What to do
Omit all pictures, then retype the data exactly as given.

(Dataset entries)
◇ ◇ ◇ ◇ ◇

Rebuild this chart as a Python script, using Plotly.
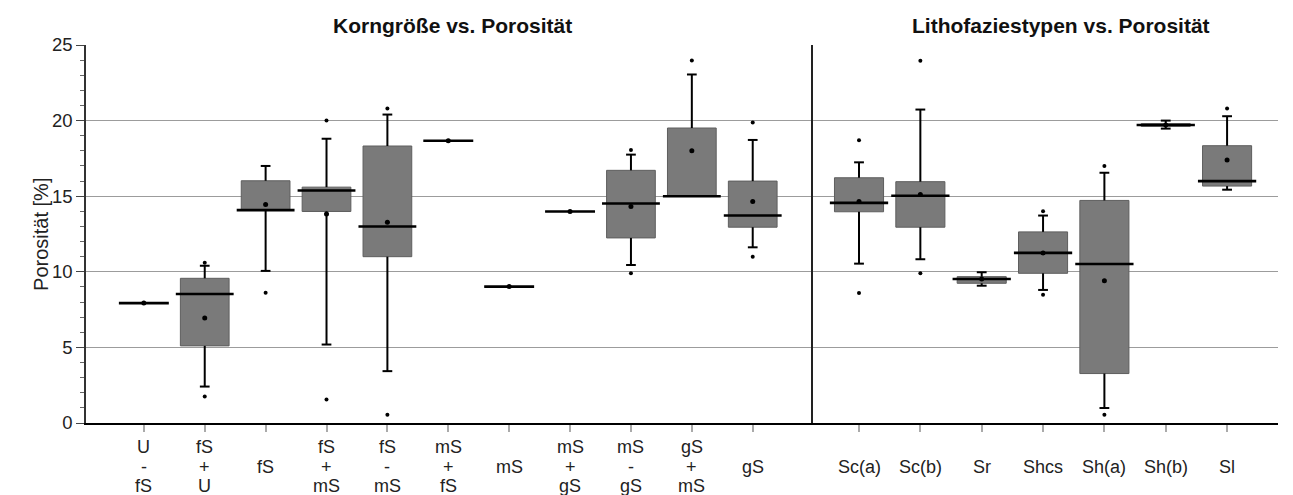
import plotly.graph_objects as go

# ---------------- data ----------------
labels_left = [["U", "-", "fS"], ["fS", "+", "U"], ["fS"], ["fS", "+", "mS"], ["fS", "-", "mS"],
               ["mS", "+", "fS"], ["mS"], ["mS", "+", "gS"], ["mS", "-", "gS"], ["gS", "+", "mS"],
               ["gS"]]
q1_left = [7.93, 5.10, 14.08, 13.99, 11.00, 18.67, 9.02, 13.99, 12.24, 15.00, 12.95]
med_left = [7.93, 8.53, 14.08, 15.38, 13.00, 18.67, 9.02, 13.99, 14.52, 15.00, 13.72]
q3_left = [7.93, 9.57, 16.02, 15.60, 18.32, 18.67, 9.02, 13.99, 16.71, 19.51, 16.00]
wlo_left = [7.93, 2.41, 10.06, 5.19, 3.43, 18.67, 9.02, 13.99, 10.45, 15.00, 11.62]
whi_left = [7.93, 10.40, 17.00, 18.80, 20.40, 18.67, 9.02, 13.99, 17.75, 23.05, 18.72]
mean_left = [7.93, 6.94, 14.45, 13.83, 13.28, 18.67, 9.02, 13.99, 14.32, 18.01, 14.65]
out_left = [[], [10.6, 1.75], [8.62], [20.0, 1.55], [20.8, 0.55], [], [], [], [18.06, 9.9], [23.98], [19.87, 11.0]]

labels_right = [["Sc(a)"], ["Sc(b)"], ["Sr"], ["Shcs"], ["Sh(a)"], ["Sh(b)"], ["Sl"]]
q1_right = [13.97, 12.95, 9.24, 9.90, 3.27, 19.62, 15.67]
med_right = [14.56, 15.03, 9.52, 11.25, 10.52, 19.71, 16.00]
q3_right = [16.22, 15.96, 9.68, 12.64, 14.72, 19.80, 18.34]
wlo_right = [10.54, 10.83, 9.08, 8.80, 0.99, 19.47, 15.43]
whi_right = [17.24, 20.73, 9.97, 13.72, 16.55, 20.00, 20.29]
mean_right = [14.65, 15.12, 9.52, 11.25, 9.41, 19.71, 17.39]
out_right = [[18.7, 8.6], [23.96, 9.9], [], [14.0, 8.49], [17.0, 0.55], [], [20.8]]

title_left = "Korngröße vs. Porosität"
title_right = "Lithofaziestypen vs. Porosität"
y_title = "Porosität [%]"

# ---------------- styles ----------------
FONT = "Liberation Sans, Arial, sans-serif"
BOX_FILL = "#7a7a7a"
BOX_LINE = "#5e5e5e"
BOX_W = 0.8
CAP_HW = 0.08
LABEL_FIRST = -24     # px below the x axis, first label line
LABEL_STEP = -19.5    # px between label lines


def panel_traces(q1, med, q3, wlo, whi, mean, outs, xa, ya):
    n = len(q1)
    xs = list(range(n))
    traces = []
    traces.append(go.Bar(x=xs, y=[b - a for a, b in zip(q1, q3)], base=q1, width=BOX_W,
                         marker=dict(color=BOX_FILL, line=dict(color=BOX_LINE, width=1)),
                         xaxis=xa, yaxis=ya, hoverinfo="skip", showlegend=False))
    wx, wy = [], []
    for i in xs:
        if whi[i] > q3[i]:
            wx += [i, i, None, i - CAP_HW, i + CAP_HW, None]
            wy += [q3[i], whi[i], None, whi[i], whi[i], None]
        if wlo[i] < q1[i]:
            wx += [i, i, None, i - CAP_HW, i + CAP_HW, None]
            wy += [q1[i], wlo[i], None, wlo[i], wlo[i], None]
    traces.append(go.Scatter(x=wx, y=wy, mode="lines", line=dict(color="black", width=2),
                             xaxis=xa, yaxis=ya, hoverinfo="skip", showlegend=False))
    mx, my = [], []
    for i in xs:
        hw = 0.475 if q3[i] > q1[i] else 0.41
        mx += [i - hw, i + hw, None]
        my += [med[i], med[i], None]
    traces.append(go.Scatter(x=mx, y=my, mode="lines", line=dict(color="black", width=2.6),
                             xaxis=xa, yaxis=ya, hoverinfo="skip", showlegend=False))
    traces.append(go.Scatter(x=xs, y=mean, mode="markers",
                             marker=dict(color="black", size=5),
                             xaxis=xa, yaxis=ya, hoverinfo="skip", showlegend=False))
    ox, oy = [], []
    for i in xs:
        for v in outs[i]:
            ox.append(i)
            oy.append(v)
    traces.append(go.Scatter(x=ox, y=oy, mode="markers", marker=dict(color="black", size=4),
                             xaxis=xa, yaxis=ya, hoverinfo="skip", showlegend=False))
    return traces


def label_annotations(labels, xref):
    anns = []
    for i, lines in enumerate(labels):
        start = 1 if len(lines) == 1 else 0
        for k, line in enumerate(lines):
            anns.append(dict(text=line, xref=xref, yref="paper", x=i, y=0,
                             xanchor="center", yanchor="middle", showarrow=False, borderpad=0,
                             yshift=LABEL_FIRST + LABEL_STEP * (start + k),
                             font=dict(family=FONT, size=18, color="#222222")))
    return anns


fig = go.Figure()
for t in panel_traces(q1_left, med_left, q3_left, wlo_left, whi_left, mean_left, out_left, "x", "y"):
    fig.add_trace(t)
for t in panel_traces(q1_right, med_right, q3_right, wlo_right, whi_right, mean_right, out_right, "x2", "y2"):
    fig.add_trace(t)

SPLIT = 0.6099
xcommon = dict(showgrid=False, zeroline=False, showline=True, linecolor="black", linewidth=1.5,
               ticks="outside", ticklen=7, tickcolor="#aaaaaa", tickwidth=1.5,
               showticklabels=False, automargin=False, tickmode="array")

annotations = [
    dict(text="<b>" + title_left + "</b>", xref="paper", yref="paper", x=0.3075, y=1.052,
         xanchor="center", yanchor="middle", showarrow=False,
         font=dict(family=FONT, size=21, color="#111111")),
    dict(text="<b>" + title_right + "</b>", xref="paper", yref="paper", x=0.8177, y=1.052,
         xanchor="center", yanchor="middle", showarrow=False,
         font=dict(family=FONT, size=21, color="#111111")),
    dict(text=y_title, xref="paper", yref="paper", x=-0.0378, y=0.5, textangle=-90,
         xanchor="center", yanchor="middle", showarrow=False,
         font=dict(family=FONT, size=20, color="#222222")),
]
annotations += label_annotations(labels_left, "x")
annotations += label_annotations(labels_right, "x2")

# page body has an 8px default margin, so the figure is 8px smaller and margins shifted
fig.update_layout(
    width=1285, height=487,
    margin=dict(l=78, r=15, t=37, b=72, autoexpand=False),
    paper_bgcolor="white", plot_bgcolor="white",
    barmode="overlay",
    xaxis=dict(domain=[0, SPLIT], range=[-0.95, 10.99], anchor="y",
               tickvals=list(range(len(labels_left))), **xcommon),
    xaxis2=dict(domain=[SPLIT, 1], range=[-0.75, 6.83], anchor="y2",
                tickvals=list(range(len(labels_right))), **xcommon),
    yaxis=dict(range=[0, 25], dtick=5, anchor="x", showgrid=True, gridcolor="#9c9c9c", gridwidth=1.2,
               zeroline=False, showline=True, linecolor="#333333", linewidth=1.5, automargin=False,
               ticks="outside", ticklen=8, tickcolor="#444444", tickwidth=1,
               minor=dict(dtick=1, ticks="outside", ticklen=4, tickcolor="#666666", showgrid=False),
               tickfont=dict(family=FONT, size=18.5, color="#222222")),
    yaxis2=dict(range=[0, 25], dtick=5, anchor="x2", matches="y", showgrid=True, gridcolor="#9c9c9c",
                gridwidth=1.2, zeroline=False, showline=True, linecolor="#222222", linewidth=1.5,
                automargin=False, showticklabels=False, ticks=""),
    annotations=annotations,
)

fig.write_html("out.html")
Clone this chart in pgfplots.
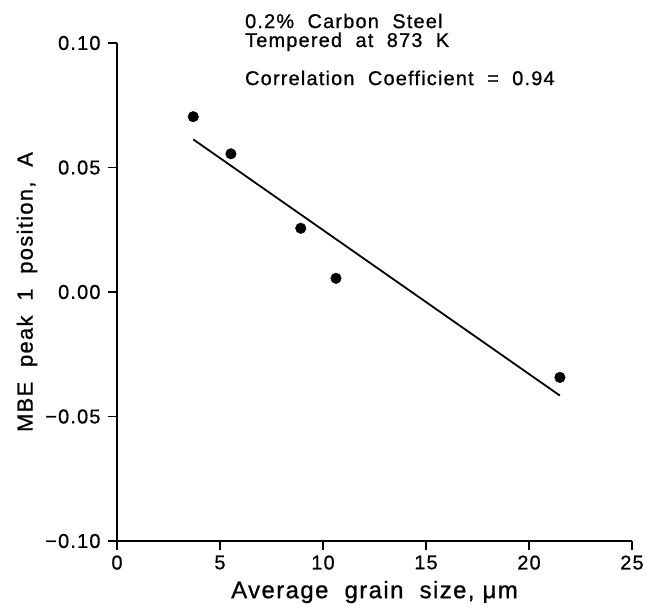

◇ ◇ ◇ ◇ ◇

Solution to this problem
Rebuild this chart as a Python script, using Plotly.
import plotly.graph_objects as go

# ---------------- data ----------------
labels_left = [["U", "-", "fS"], ["fS", "+", "U"], ["fS"], ["fS", "+", "mS"], ["fS", "-", "mS"],
               ["mS", "+", "fS"], ["mS"], ["mS", "+", "gS"], ["mS", "-", "gS"], ["gS", "+", "mS"],
               ["gS"]]
q1_left = [7.93, 5.10, 14.08, 13.99, 11.00, 18.67, 9.02, 13.99, 12.24, 15.00, 12.95]
med_left = [7.93, 8.53, 14.08, 15.38, 13.00, 18.67, 9.02, 13.99, 14.52, 15.00, 13.72]
q3_left = [7.93, 9.57, 16.02, 15.60, 18.32, 18.67, 9.02, 13.99, 16.71, 19.51, 16.00]
wlo_left = [7.93, 2.41, 10.06, 5.19, 3.43, 18.67, 9.02, 13.99, 10.45, 15.00, 11.62]
whi_left = [7.93, 10.40, 17.00, 18.80, 20.40, 18.67, 9.02, 13.99, 17.75, 23.05, 18.72]
mean_left = [7.93, 6.94, 14.45, 13.83, 13.28, 18.67, 9.02, 13.99, 14.32, 18.01, 14.65]
out_left = [[], [10.6, 1.75], [8.62], [20.0, 1.55], [20.8, 0.55], [], [], [], [18.06, 9.9], [23.98], [19.87, 11.0]]

labels_right = [["Sc(a)"], ["Sc(b)"], ["Sr"], ["Shcs"], ["Sh(a)"], ["Sh(b)"], ["Sl"]]
q1_right = [13.97, 12.95, 9.24, 9.90, 3.27, 19.62, 15.67]
med_right = [14.56, 15.03, 9.52, 11.25, 10.52, 19.71, 16.00]
q3_right = [16.22, 15.96, 9.68, 12.64, 14.72, 19.80, 18.34]
wlo_right = [10.54, 10.83, 9.08, 8.80, 0.99, 19.47, 15.43]
whi_right = [17.24, 20.73, 9.97, 13.72, 16.55, 20.00, 20.29]
mean_right = [14.65, 15.12, 9.52, 11.25, 9.41, 19.71, 17.39]
out_right = [[18.7, 8.6], [23.96, 9.9], [], [14.0, 8.49], [17.0, 0.55], [], [20.8]]

title_left = "Korngröße vs. Porosität"
title_right = "Lithofaziestypen vs. Porosität"
y_title = "Porosität [%]"

# ---------------- styles ----------------
FONT = "Liberation Sans, Arial, sans-serif"
BOX_FILL = "#7a7a7a"
BOX_LINE = "#5e5e5e"
BOX_W = 0.8
CAP_HW = 0.08
LABEL_FIRST = -24     # px below the x axis, first label line
LABEL_STEP = -19.5    # px between label lines


def panel_traces(q1, med, q3, wlo, whi, mean, outs, xa, ya):
    n = len(q1)
    xs = list(range(n))
    traces = []
    traces.append(go.Bar(x=xs, y=[b - a for a, b in zip(q1, q3)], base=q1, width=BOX_W,
                         marker=dict(color=BOX_FILL, line=dict(color=BOX_LINE, width=1)),
                         xaxis=xa, yaxis=ya, hoverinfo="skip", showlegend=False))
    wx, wy = [], []
    for i in xs:
        if whi[i] > q3[i]:
            wx += [i, i, None, i - CAP_HW, i + CAP_HW, None]
            wy += [q3[i], whi[i], None, whi[i], whi[i], None]
        if wlo[i] < q1[i]:
            wx += [i, i, None, i - CAP_HW, i + CAP_HW, None]
            wy += [q1[i], wlo[i], None, wlo[i], wlo[i], None]
    traces.append(go.Scatter(x=wx, y=wy, mode="lines", line=dict(color="black", width=2),
                             xaxis=xa, yaxis=ya, hoverinfo="skip", showlegend=False))
    mx, my = [], []
    for i in xs:
        hw = 0.475 if q3[i] > q1[i] else 0.41
        mx += [i - hw, i + hw, None]
        my += [med[i], med[i], None]
    traces.append(go.Scatter(x=mx, y=my, mode="lines", line=dict(color="black", width=2.6),
                             xaxis=xa, yaxis=ya, hoverinfo="skip", showlegend=False))
    traces.append(go.Scatter(x=xs, y=mean, mode="markers",
                             marker=dict(color="black", size=5),
                             xaxis=xa, yaxis=ya, hoverinfo="skip", showlegend=False))
    ox, oy = [], []
    for i in xs:
        for v in outs[i]:
            ox.append(i)
            oy.append(v)
    traces.append(go.Scatter(x=ox, y=oy, mode="markers", marker=dict(color="black", size=4),
                             xaxis=xa, yaxis=ya, hoverinfo="skip", showlegend=False))
    return traces


def label_annotations(labels, xref):
    anns = []
    for i, lines in enumerate(labels):
        start = 1 if len(lines) == 1 else 0
        for k, line in enumerate(lines):
            anns.append(dict(text=line, xref=xref, yref="paper", x=i, y=0,
                             xanchor="center", yanchor="middle", showarrow=False, borderpad=0,
                             yshift=LABEL_FIRST + LABEL_STEP * (start + k),
                             font=dict(family=FONT, size=18, color="#222222")))
    return anns


fig = go.Figure()
for t in panel_traces(q1_left, med_left, q3_left, wlo_left, whi_left, mean_left, out_left, "x", "y"):
    fig.add_trace(t)
for t in panel_traces(q1_right, med_right, q3_right, wlo_right, whi_right, mean_right, out_right, "x2", "y2"):
    fig.add_trace(t)

SPLIT = 0.6099
xcommon = dict(showgrid=False, zeroline=False, showline=True, linecolor="black", linewidth=1.5,
               ticks="outside", ticklen=7, tickcolor="#aaaaaa", tickwidth=1.5,
               showticklabels=False, automargin=False, tickmode="array")

annotations = [
    dict(text="<b>" + title_left + "</b>", xref="paper", yref="paper", x=0.3075, y=1.052,
         xanchor="center", yanchor="middle", showarrow=False,
         font=dict(family=FONT, size=21, color="#111111")),
    dict(text="<b>" + title_right + "</b>", xref="paper", yref="paper", x=0.8177, y=1.052,
         xanchor="center", yanchor="middle", showarrow=False,
         font=dict(family=FONT, size=21, color="#111111")),
    dict(text=y_title, xref="paper", yref="paper", x=-0.0378, y=0.5, textangle=-90,
         xanchor="center", yanchor="middle", showarrow=False,
         font=dict(family=FONT, size=20, color="#222222")),
]
annotations += label_annotations(labels_left, "x")
annotations += label_annotations(labels_right, "x2")

# page body has an 8px default margin, so the figure is 8px smaller and margins shifted
fig.update_layout(
    width=1285, height=487,
    margin=dict(l=78, r=15, t=37, b=72, autoexpand=False),
    paper_bgcolor="white", plot_bgcolor="white",
    barmode="overlay",
    xaxis=dict(domain=[0, SPLIT], range=[-0.95, 10.99], anchor="y",
               tickvals=list(range(len(labels_left))), **xcommon),
    xaxis2=dict(domain=[SPLIT, 1], range=[-0.75, 6.83], anchor="y2",
                tickvals=list(range(len(labels_right))), **xcommon),
    yaxis=dict(range=[0, 25], dtick=5, anchor="x", showgrid=True, gridcolor="#9c9c9c", gridwidth=1.2,
               zeroline=False, showline=True, linecolor="#333333", linewidth=1.5, automargin=False,
               ticks="outside", ticklen=8, tickcolor="#444444", tickwidth=1,
               minor=dict(dtick=1, ticks="outside", ticklen=4, tickcolor="#666666", showgrid=False),
               tickfont=dict(family=FONT, size=18.5, color="#222222")),
    yaxis2=dict(range=[0, 25], dtick=5, anchor="x2", matches="y", showgrid=True, gridcolor="#9c9c9c",
                gridwidth=1.2, zeroline=False, showline=True, linecolor="#222222", linewidth=1.5,
                automargin=False, showticklabels=False, ticks=""),
    annotations=annotations,
)

fig.write_html("out.html")
Clone this chart in pgfplots.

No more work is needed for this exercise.